A video of a wormhole-esque formation of clouds shared to social media in October 2025 was authentic footage of Hurricane Melissa ahead of its landfall in Jamaica.

Rating:

On Oct. 28, 2025, Hurricane Melissa struck the island of Jamaica as a Category 5 hurricane with 185 mph winds, making it the strongest storm to ever directly hit the island and one of the strongest Atlantic hurricanes ever at the time of landfall.

Ahead of that landfall, people on social media shared clips demonstrating how well-organized the storm was, a characteristic most pronounced in strong hurricanes. Some of these clips came in the form of a video that appeared to be shot from out the window of a passenger plane above Hurricane Melissa’s clouds. The clouds in that video spun in the shape of what one person (archived) described as a “wormhole.”

The video was widely shared to multiple social media sites, such as X (archived), Instagram (archived), TikTok (archived) and Facebook (archived).

The video was not real footage of Hurricane Melissa. It was generated by artificial intelligence (AI).

On Oct. 25, 2025, the TikTok account @earthimpacts posted the video (archived), making it the earliest post with the video Snopes could find through a reverse image search. Earth impacts’ video carried TikTok’s “AI-generated” content label and was captioned with the hashtag “#ai.”

Earth impacts’ profile bio read “AI disaster curiosity.” The account has regularly uploaded AI-generated videos of various disasters, including hurricanes.

The fact that the video was from a passenger plane above the clouds was itself an indication that the video wasn’t authentic.

The clouds of a hurricane can be anywhere from about 30,000 feet high to 50,000 feet high, according to the United Kingdom’s Meteorological Office and U.S. National Oceanic and Atmospheric Administration.

Hurricane hunters, who fly through the eyes of hurricanes to collect data on them, typically fly into storms at an altitude of about 10,000 feet, the U.S. Air Force wrote in October 2024. The National Hurricane Center (NHC) keeps an archive of hurricane hunter reconnaissance flight logs.

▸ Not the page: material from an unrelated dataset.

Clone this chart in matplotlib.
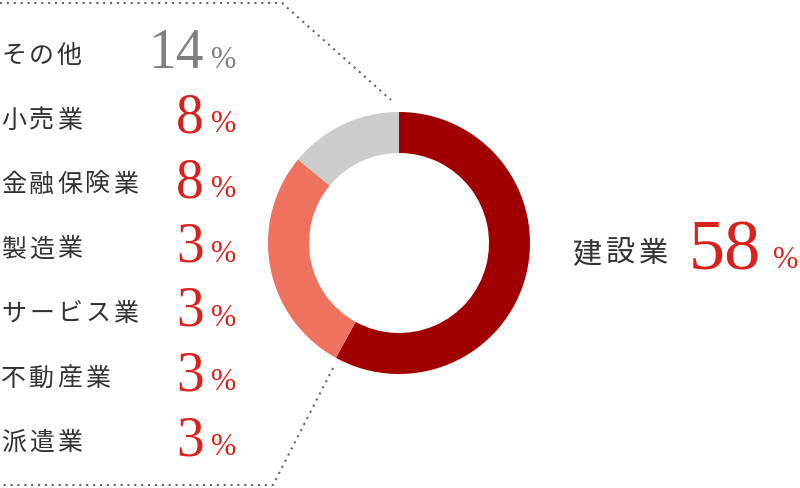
import matplotlib.pyplot as plt

# データ
main_label = "建設業"
main_value = 58
other_labels = ["その他", "小売業", "金融保険業", "製造業", "サービス業", "不動産業", "派遣業"]
other_values = [14, 8, 8, 3, 3, 3, 3]

# ドーナツの区分: 建設業 / その他以外の業種 / その他
ring_values = [main_value, sum(other_values[1:]), other_values[0]]
ring_colors = ["#A10000", "#EF725F", "#CCCCCC"]

W, H = 800, 488
fig = plt.figure(figsize=(8, 4.88), dpi=100)
ax = fig.add_axes([0, 0, 1, 1])

def py(y):
    # ピクセル座標(上から)をデータ座標へ
    return H - y

jp = ["Noto Sans CJK JP", "DejaVu Sans"]
serif = "Liberation Serif"
red = "#D8221E"
gray_num = "#808080"
label_col = "#333333"

# 点線
dot = dict(color="#666666", lw=1.5, linestyle=(0, (1, 2.3)), dash_capstyle="butt")
ax.plot([0, 282, 391], [py(3), py(3), py(100)], **dot)
ax.plot([333, 273, 0], [py(368), py(485), py(485)], **dot)

# ドーナツ
ax.pie(ring_values, colors=ring_colors, startangle=90, counterclock=False,
       center=(399, py(243)), radius=131, frame=True,
       wedgeprops=dict(width=41, linewidth=0))
ax.set_xlim(0, W)
ax.set_ylim(0, H)
ax.set_aspect("equal")
ax.axis("off")

# 左側のリスト
for i, (lab, val) in enumerate(zip(other_labels, other_values)):
    base = 68 + 64.5 * i
    for j, ch in enumerate(lab):
        ax.text(1 + 28 * j, py(base - 12), ch, family=jp, fontsize=18,
                color=label_col, ha="left", va="center")
    col = gray_num if i == 0 else red
    ax.text(204, py(base), str(val), family=serif, fontsize=40,
            color=col, ha="right", va="baseline")
    ax.text(236, py(base), "%", family=serif, fontsize=22,
            color=col, ha="right", va="baseline")

# 右側
for j, ch in enumerate(main_label):
    ax.text(572 + 33.5 * j, py(254), ch, family=jp, fontsize=21,
            color=label_col, ha="left", va="center")
ax.text(761, py(270), str(main_value), family=serif, fontsize=52,
        color=red, ha="right", va="baseline")
ax.text(798, py(268), "%", family=serif, fontsize=22,
        color=red, ha="right", va="baseline")

fig.savefig("out.png", dpi=100, facecolor="white")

While many of these flights remained at around 10,000 feet or lower altitudes, Snopes found one log of a flight into Hurricane Melissa that was between 12,000 feet and 20,000 feet.

 A commercial passenger aircraft typically flies at a cruising altitude between 30,000 and 42,000 feet, Leopard Aviation Flight School wrote on its website. Even if such an aircraft was flying at the highest end of that range and the clouds of Hurricane Melissa were at the lowest end of its range, a passenger plane would still avoid the hurricane entirely. Public flight radar data from the 24 hours before Hurricane Melissa’s landfall showed commercial airlines clearly avoiding Jamaica and the area around Hurricane Melissa. The few planes that entered the storm’s area of the ocean were hurricane hunter planes.

Hurricane hunters with the U.S. Air Force have posted to social media real videos of flights through Hurricane Melissa’s eye. Those clips, while still dramatic, showed the hurricane hunters flew through the storm’s clouds to reach the eye. Plane parts visible in the videos show propellors consistent with the types of planes used for hurricane hunting, not passenger planes.